The trend suggests that the less inhabitants per physicians there are, the less deaths there are. With a very low R-squared of 0.06, the linear model explains the variability of the data in only 6%, meaning the trend isn't conclusive .
Eventhough the trends were visualy satisfying on the scatterplots, the regression analysis made it evident that there is a very poor correlation between death rates and these two elements of death resources.
To inquire further into my dataset, I then moved on to a clustering analysis, trying to use all 91 variables of death causes. First, I had to group all variables using a Principal Components Analysis (PCA) from the too many variables, using an elbow curve on the cumulative explained variance and I decided to keep 12 main components.
Then, I used a K-means clustering model on these 12 components.
Deciding the number of clusters using the elbow curve wasn't straightforward, so I implemented both 5, then 4 clusters. It was after testing that 5 clusters didn't bring much more clarity and 4 clusters were easier on the eyes to grasp differences.
With no surprise, the clusters were well visible on the scatterplot crossing the variables of the total death causes and the amount of euros spent per inhabitant:
with a strong geographical parameter
with a strong spending habit parameter
These clusters are not of death causes from one another, they rather are based on death rates for components of death causes on the whole dataset with rows for each year and country. We could say that some countries share similar death rates on different death causes, allowing for an easier geographical comparison and understanding of Eurpoean death causes.
Looking a bit further into the Eurostat database collection, I found a monthly death rate from 2019 to 2021 which could be a great basis to understand the impact of the COVID 19 in this particular time period. I then asked myself what it would have been like in the first semester of 2022 if COVID spread equally following the trend started in 2019.

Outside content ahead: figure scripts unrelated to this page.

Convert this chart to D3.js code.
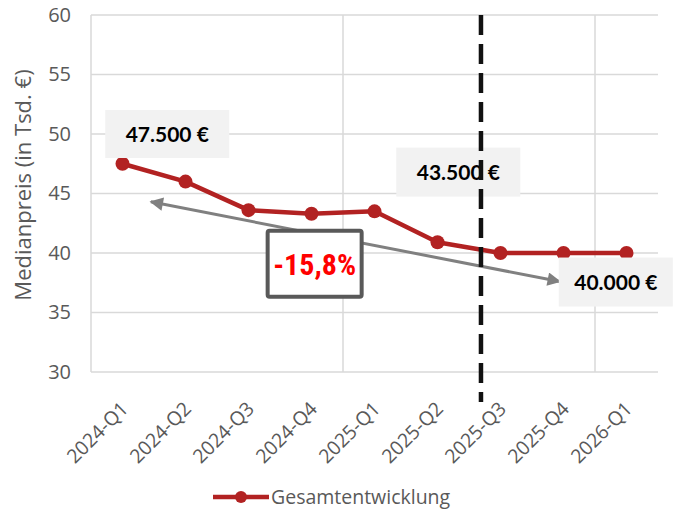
<!DOCTYPE html>
<html>
<head>
<meta charset="utf-8">
<script src="https://cdn.jsdelivr.net/npm/d3@7"></script>
<style>
  body { margin: 0; background: #fff; }
  svg { display: block; }
</style>
</head>
<body>
<script>
// data
var quarters = ["2024-Q1","2024-Q2","2024-Q3","2024-Q4","2025-Q1","2025-Q2","2025-Q3","2025-Q4","2026-Q1"];
var medianPrice = [47.5, 46.0, 43.6, 43.3, 43.5, 40.9, 40.0, 40.0, 40.0];
var yTicks = [30, 35, 40, 45, 50, 55, 60];
var seriesName = "Gesamtentwicklung";
var yTitle = "Medianpreis (in Tsd. €)";

// annotations, positioned in data units (category index, value)
var callouts = [
  {text: "47.500 €", i: 0.71, v: 50.0, w: 124, h: 48},
  {text: "43.500 €", i: 5.33, v: 46.8, w: 124, h: 49},
  {text: "40.000 €", i: 7.83, v: 37.56, w: 114, h: 49}
];
var trendArrow = {from: {i: 6.94, v: 37.6}, to: {i: 0.45, v: 44.3}};
var changeBox = {text: "-15,8%", i: 3.05, v: 39.1, w: 94, h: 66};
var splitAt = 5.69;

var width = 673, height = 511;
var margin = {top: 15, left: 91, right: 15, bottom: 139};

var svg = d3.select("body").append("svg")
    .attr("width", width)
    .attr("height", height);

var xScale = d3.scaleBand()
    .domain(quarters)
    .range([margin.left, width - margin.right]);

// continuous x for annotations
var xIdx = d3.scaleLinear()
    .domain([-0.5, quarters.length - 0.5])
    .range([margin.left, width - margin.right]);

var yScale = d3.scaleLinear()
    .domain([30, 60])
    .range([height - margin.bottom, margin.top]);

var gridColor = "#d9d9d9";
var textColor = "#595959";
var font = "'Open Sans', sans-serif";

// horizontal grid
svg.append("g").selectAll("line")
    .data(yTicks)
    .join("line")
    .attr("x1", margin.left).attr("x2", width - margin.right)
    .attr("y1", d => yScale(d)).attr("y2", d => yScale(d))
    .attr("stroke", gridColor).attr("stroke-width", 1.5);

// vertical grid every 4 categories
svg.append("g").selectAll("line")
    .data([-0.5, 3.5, 7.5])
    .join("line")
    .attr("x1", d => xIdx(d)).attr("x2", d => xIdx(d))
    .attr("y1", yScale(30)).attr("y2", yScale(60))
    .attr("stroke", gridColor).attr("stroke-width", 1.5);

// y axis labels
var yAxis = svg.append("g")
    .attr("transform", `translate(${margin.left},0)`)
    .call(d3.axisLeft(yScale).tickValues(yTicks).tickSize(0).tickPadding(20));
yAxis.select(".domain").remove();
yAxis.selectAll("text")
    .style("font-family", font)
    .style("font-size", "20px")
    .attr("fill", textColor);

// x axis labels
var xAxis = svg.append("g")
    .attr("transform", `translate(0,${height - margin.bottom})`)
    .call(d3.axisBottom(xScale).tickSize(0).tickPadding(0));
xAxis.select(".domain").remove();
xAxis.selectAll("text")
    .style("font-family", font)
    .style("font-size", "19.5px")
    .attr("fill", textColor)
    .attr("text-anchor", "end")
    .attr("dy", "0")
    .attr("transform", "translate(7,38) rotate(-45)");

// y title
svg.append("text")
    .attr("transform", `translate(31,185) rotate(-90)`)
    .attr("text-anchor", "middle")
    .style("font-family", font)
    .style("font-size", "22px")
    .attr("fill", textColor)
    .text(yTitle);

// series line
var red = "#b22222";
var line = d3.line()
    .x((d, i) => xScale(quarters[i]) + xScale.bandwidth() / 2)
    .y(d => yScale(d));

svg.append("path")
    .datum(medianPrice)
    .attr("fill", "none")
    .attr("stroke", red)
    .attr("stroke-width", 4.5)
    .attr("stroke-linejoin", "round")
    .attr("d", line);

svg.append("g").selectAll("circle")
    .data(medianPrice)
    .join("circle")
    .attr("cx", (d, i) => xScale(quarters[i]) + xScale.bandwidth() / 2)
    .attr("cy", d => yScale(d))
    .attr("r", 7)
    .attr("fill", red);

// trend arrow (double headed)
var defs = svg.append("defs");
defs.append("marker")
    .attr("id", "head")
    .attr("viewBox", "0 0 10 10")
    .attr("refX", 9).attr("refY", 5)
    .attr("markerWidth", 5).attr("markerHeight", 4.5)
    .attr("orient", "auto-start-reverse")
    .append("path")
    .attr("d", "M0,0 L10,5 L0,10 z")
    .attr("fill", "#808080");

var a1 = [xIdx(trendArrow.from.i), yScale(trendArrow.from.v)];
var a2 = [xIdx(trendArrow.to.i), yScale(trendArrow.to.v)];
svg.append("line")
    .attr("x1", a1[0]).attr("y1", a1[1])
    .attr("x2", a2[0]).attr("y2", a2[1])
    .attr("stroke", "#808080")
    .attr("stroke-width", 3)
    .attr("marker-start", "url(#head)")
    .attr("marker-end", "url(#head)");

// value callouts
var cg = svg.append("g").selectAll("g")
    .data(callouts)
    .join("g")
    .attr("transform", d => `translate(${xIdx(d.i)},${yScale(d.v)})`);
cg.append("rect")
    .attr("x", d => -d.w / 2).attr("y", d => -d.h / 2)
    .attr("width", d => d.w).attr("height", d => d.h)
    .attr("fill", "#f2f2f2");
cg.append("text")
    .attr("text-anchor", "middle")
    .attr("dy", "0.36em")
    .style("font-family", "Lato, 'Open Sans', sans-serif")
    .style("font-weight", "bold")
    .style("font-size", "21px")
    .attr("fill", "#000")
    .text(d => d.text);

// split line, drawn over the 43.500 box like the reference
svg.append("line")
    .attr("x1", xIdx(splitAt)).attr("x2", xIdx(splitAt))
    .attr("y1", yScale(60)).attr("y2", yScale(30) + 30)
    .attr("stroke", "#111")
    .attr("stroke-width", 4.5)
    .attr("stroke-dasharray", "20,9");

// change box
var bx = xIdx(changeBox.i), by = yScale(changeBox.v);
svg.append("rect")
    .attr("x", bx - changeBox.w / 2).attr("y", by - changeBox.h / 2)
    .attr("width", changeBox.w).attr("height", changeBox.h)
    .attr("rx", 2)
    .attr("fill", "#fff")
    .attr("stroke", "#595959")
    .attr("stroke-width", 4);
svg.append("text")
    .attr("x", bx).attr("y", by)
    .attr("dy", "0.36em")
    .attr("text-anchor", "middle")
    .style("font-family", "'Liberation Sans Narrow', 'Roboto Condensed', sans-serif")
    .style("font-weight", "bold")
    .style("font-size", "30px")
    .attr("fill", "#ff0000")
    .text(changeBox.text);

// legend
var lg = svg.append("g").attr("transform", "translate(213,497)");
lg.append("line")
    .attr("x1", 0).attr("x2", 56)
    .attr("stroke", red).attr("stroke-width", 4.5);
lg.append("circle")
    .attr("cx", 28).attr("r", 6)
    .attr("fill", red);
lg.append("text")
    .attr("x", 58).attr("dy", "0.35em")
    .style("font-family", font)
    .style("font-size", "19.5px")
    .attr("fill", textColor)
    .text(seriesName);
</script>
</body>
</html>
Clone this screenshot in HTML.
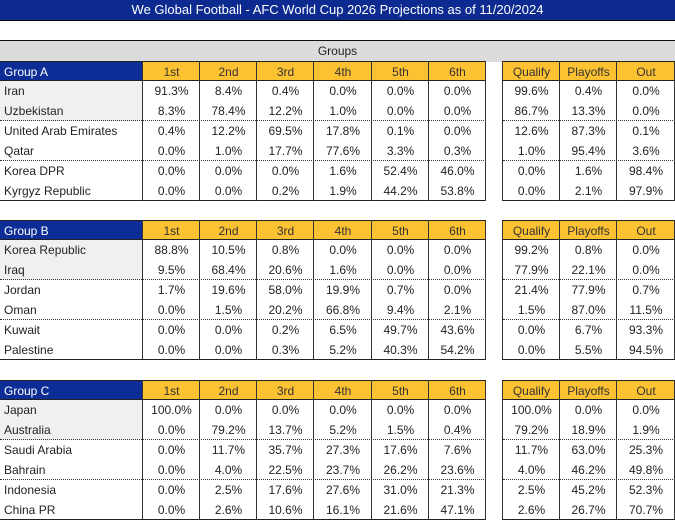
<!DOCTYPE html>
<html><head><meta charset="utf-8"><style>
body{margin:0;background:#fff;}
#root{position:relative;width:675px;height:521px;overflow:hidden;font-family:"Liberation Sans",sans-serif;font-size:12px;color:#222;}
.c{position:absolute;box-sizing:border-box;height:20px;line-height:20px;text-align:center;white-space:nowrap;}
.n{text-align:left;padding-left:4px;}
.h{background:#fdc232;color:#333;border-top:1px solid #222;border-bottom:1px solid #222;}
.g{background:#0c2d96;color:#fff;border-top:1px solid #222;border-bottom:1px solid #222;}
</style></head><body>
<div id="root">
<div style="position:absolute;left:0;top:0;width:675px;height:20px;background:#0c2a90;color:#fff;text-align:center;line-height:20px;font-size:13px;border-bottom:1px solid #000;">We Global Football - AFC World Cup 2026 Projections as of 11/20/2024</div>
<div style="position:absolute;left:0;top:40px;width:675px;height:21px;background:#dcdcdc;border-top:1px solid #111;text-align:center;line-height:20px;">Groups</div>
</div>
<script>
const posHeaders=["1st","2nd","3rd","4th","5th","6th"];
const outHeaders=["Qualify","Playoffs","Out"];
const groupNames=["Group A","Group B","Group C"];
const teamsA=["Iran","Uzbekistan","United Arab Emirates","Qatar","Korea DPR","Kyrgyz Republic"];
const teamsB=["Korea Republic","Iraq","Jordan","Oman","Kuwait","Palestine"];
const teamsC=["Japan","Australia","Saudi Arabia","Bahrain","Indonesia","China PR"];
const posA=[[91.3,8.4,0.4,0.0,0.0,0.0],[8.3,78.4,12.2,1.0,0.0,0.0],[0.4,12.2,69.5,17.8,0.1,0.0],[0.0,1.0,17.7,77.6,3.3,0.3],[0.0,0.0,0.0,1.6,52.4,46.0],[0.0,0.0,0.2,1.9,44.2,53.8]];
const outA=[[99.6,0.4,0.0],[86.7,13.3,0.0],[12.6,87.3,0.1],[1.0,95.4,3.6],[0.0,1.6,98.4],[0.0,2.1,97.9]];
const posB=[[88.8,10.5,0.8,0.0,0.0,0.0],[9.5,68.4,20.6,1.6,0.0,0.0],[1.7,19.6,58.0,19.9,0.7,0.0],[0.0,1.5,20.2,66.8,9.4,2.1],[0.0,0.0,0.2,6.5,49.7,43.6],[0.0,0.0,0.3,5.2,40.3,54.2]];
const outB=[[99.2,0.8,0.0],[77.9,22.1,0.0],[21.4,77.9,0.7],[1.5,87.0,11.5],[0.0,6.7,93.3],[0.0,5.5,94.5]];
const posC=[[100.0,0.0,0.0,0.0,0.0,0.0],[0.0,79.2,13.7,5.2,1.5,0.4],[0.0,11.7,35.7,27.3,17.6,7.6],[0.0,4.0,22.5,23.7,26.2,23.6],[0.0,2.5,17.6,27.6,31.0,21.3],[0.0,2.6,10.6,16.1,21.6,47.1]];
const outC=[[100.0,0.0,0.0],[79.2,18.9,1.9],[11.7,63.0,25.3],[4.0,46.2,49.8],[2.5,45.2,52.3],[2.6,26.7,70.7]];
const teams=[teamsA,teamsB,teamsC],pos=[posA,posB,posC],outs=[outA,outB,outC];
const root=document.getElementById('root');
const posX=[143,200,257,314,372,429,486];
const outX=[503,560,617,675];
function cell(x,y,w,txt,cls,name){
  const d=document.createElement('div');
  d.className='c '+cls;
  d.style.left=x+'px';d.style.top=y+'px';d.style.width=w+'px';
  d.textContent=txt;
  
  
  root.appendChild(d);return d;
}
function line(x,y,w,h,style,name){
  const d=document.createElement('div');
  d.style.cssText='position:absolute;left:'+x+'px;top:'+y+'px;width:'+w+'px;height:'+h+'px;'+style;
  
  
  root.appendChild(d);
}
const tops=[61,220,380];
groupNames.forEach((g,gi)=>{
  const y0=tops[gi];
  cell(0,y0,143,g,'g n','group-label');
  posHeaders.forEach((h,i)=>cell(posX[i],y0,posX[i+1]-posX[i],h,'h','position-header'));
  outHeaders.forEach((h,i)=>cell(outX[i],y0,outX[i+1]-outX[i],h,'h','outcome-header'));
  teams[gi].forEach((t,r)=>{
    const y=y0+20+r*20;
    const nc=cell(0,y,143,t,'n','team-name');
    if(r<2) nc.style.background='#f0f0f0';
    pos[gi][r].forEach((v,i)=>cell(posX[i],y,posX[i+1]-posX[i],v.toFixed(1)+'%','','position-prob'));
    outs[gi][r].forEach((v,i)=>cell(outX[i],y,outX[i+1]-outX[i],v.toFixed(1)+'%','','outcome-prob'));
    if(r==1||r==3){
      line(0,y+19,486,1,'border-top:1px dotted #333;','row-separator');
      line(503,y+19,172,1,'border-top:1px dotted #333;','row-separator');
    }
  });
  const yb=y0+140;
  line(0,yb-1,486,1,'background:#222;','group-bottom-border');
  line(503,yb-1,172,1,'background:#222;','group-bottom-border');
  posX.forEach(x=>line(x-1,y0,1,140,'background:#333;','column-divider'));
  outX.forEach(x=>line(x-1,y0,1,140,'background:#333;','column-divider'));
});
</script>
</body></html>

I started by analysing the time series decompostion looking mostly for trend and seasonality to asses if it is stationary:
Fom this decomposition:
There is a positive trend
There is a seasonality, mostly on winter seasons
There is some residual noise which might be explained by Covid high peeks
After applying a Dickey fuller test to make sure non-stationarity had to be dealt with, I standardized the time series, before fitting an ARIMA (with both regression and moving average components) model.
Given a Covid 19 comparable for 2022, death rates should increase at the beginning of 2022 and decrease while summer arrives.
The accuracy of the model isn't perfect since it was only fed with 36 entry points and is solely on the Covid period, not accounting for the previous time period before the pandemic.
There is a link between healthcare resources and deaths rates !
The datasets on healthcare resources shows a stronger link comparing the amounts spent by healthcare providers (namely hospitals) and the number of death rates. Rich countries with more resources have less deaths on the comparable unit of deaths per 100K inhabitants.
Human resources (physicians) and physical resources (available beds) are of a smaller importance as far as the correlation goes, but shouldn't be undermined since they both represent hospital's expenditures.
European countries are marked by evident geographical differences, I was expecting less differences before leading this analysis.
Data was limited by a short time period, and lacking some data points on the healthcare resources, mostly on the prviders expenditures.
Medical knowledge on all death causes would allow for a great study on differences by country but couldn't be done on this purely statistical approach.
To go further in the comparisons, a broader study could include GDP, lifespan, health insurances, and the many cornerstones of the population's quality of life (food, habits, sports, nature, air, etc.).
Also, data from the survey wasn't exploited in the study, maybe an analysis of perceived healtcare and actual numbers could be interesting to look at.